(From left) The oak in spring glory once; the tree declared diseased, its dismembering begins; all that remains of it—a stump.

Bereaved of an oak tree

Alegria A. ImperialThe feeling heightens as soon as summer starts to creep in and the sun splashes blinding streams of light through glass windows.

Allowed only white blinds or drapes for shade by strata rules, one, like me, suffering from hyper astigmatism, would often face the wall or slink into cubed spaces like the bathroom for relief, and though hilarious, I have even worn shades fitted to my prescription glasses inside the apartment once.

But the truth masked by such apparent quirkiness has to do with my missing the oak tree felled three years ago, quite a bereavement relived not only with the coming of another summer but also, sometimes passing by the pockmarked stump left to further die.

Amazing how a tree, among other living things, encrypts itself in one’s being.

Yet, the oak seemed to have enfolded me since that first time when, with a friend and a realtor, we stepped into this apartment; “love at first sight” had hit me in that perfect time of day as the sun slanting from the east conspired to cast broad leaf shadows on the white walls, and I surrendered to its promises.
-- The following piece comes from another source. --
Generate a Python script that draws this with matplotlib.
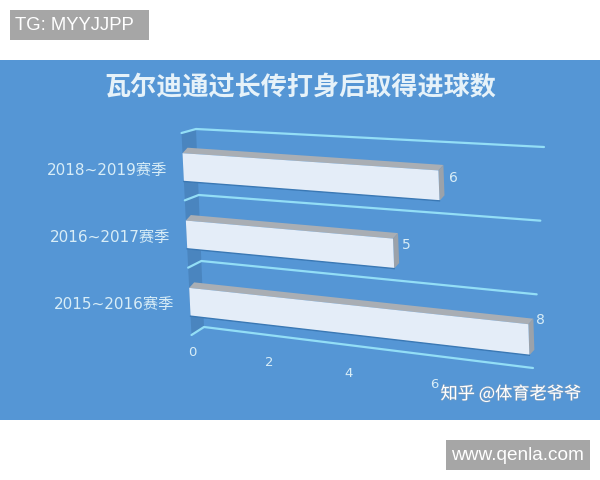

It woke me sheathed in virgin snow during winters, a heavenly apparition that stayed through early darkness. As if haloed by a neon aura from young leaves in springtime, it suffused my spirit, which the cold had worn out; when fully crowned in the summer, it had let through only crafted sunbeams while with the wind, in a whole-day leaf-shadow play on the walls seemed to giggle and laugh, finally to blaze with the shifting hues of glorious dying in the fall.

While feasting merely with my senses like a daily dose of tree-romance, I glossed over other creatures it harbored—sparrows, as if always wind-borne, black squirrels that put on trapeze numbers in between gathering acorns, powdery moths almost invisible in their translucence at metamorphosis from fuzzy worms feeding on its tender parts, aphids breeding in millions in leaves they glued basket-like, and buzzing wasps feeding on the aphids.
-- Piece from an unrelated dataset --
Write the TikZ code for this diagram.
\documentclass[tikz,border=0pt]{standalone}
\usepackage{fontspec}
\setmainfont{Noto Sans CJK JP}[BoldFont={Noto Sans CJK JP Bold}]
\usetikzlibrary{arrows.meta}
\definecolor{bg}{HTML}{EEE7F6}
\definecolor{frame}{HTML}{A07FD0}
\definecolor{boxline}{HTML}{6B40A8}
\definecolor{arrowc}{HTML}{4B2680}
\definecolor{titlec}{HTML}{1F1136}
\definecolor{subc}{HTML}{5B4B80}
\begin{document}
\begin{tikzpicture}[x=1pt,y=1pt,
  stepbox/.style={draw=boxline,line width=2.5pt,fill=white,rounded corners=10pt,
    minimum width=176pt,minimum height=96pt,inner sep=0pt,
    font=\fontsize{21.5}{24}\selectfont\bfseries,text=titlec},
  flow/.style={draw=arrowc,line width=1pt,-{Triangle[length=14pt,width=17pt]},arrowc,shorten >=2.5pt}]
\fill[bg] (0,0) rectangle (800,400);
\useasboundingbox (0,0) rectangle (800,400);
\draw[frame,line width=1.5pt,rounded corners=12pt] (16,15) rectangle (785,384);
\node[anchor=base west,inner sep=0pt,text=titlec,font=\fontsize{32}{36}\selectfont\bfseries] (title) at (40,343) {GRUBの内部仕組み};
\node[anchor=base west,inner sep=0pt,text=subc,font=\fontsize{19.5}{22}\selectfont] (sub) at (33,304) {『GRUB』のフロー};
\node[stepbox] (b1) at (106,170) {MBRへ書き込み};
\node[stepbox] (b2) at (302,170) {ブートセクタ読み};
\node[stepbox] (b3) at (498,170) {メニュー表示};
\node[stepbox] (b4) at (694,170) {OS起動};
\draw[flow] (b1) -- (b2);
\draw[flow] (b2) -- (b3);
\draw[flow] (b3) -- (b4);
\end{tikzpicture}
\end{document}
As dark spots started to stain the leaves and took longer for it to sprout while an increasing swarm of cotton-like wings landed on the rose in our terrace, and later coated the leaves of the evergreen, discussions about its illness from infestation pitched during strata council meetings. Still, blinded by my “secret affair” with it, I abstained from voting for its assisted death; from Alana’s consultation with an arborist, and pointing out the process as spelled out in the city’s bylaws on the felling of a tree, the oak declared sick beyond cure had to be felled. On the appointed day, I waited to watch—what a masochist, Patricia, a British friend, had tagged me.

Here’s how that morning unfolded: The Cedar Ridge Tree Care van promptly parked at 10:30 a.m., spilling out men in hard hats, steel-toed boots, and orange and neon vests to size it up, as if a dying tree bore weapons. On the terrace relishing for the last time its dappled shade, I winced as the shredder groaned, signaling the chainsaw handler to grind the air: its dismembering had begun–twigs first, and then, branches with wan diseased leaves tumbling into Ken’s rhododendrons, and soon, with the trunk portioned three feet each left nothing but a stump baring its age—so young at 20 something, when it could have ripened into a thousand-year old—and then, the gaping emptiness.

Unrelenting, Patricia withheld comforting words, and instead, chided me over my maudlin thoughts.
“Elevate your bereavement,” she said, “think of it in terms of naval and long ships in conquests, panels for distinguished halls, royal thrones and also, barrels to ferment wine and wood chips to smoke meat and fish. Browse through some coat of arms and find its worth,” she added, affirming in the end that my bereavement has not been for naught.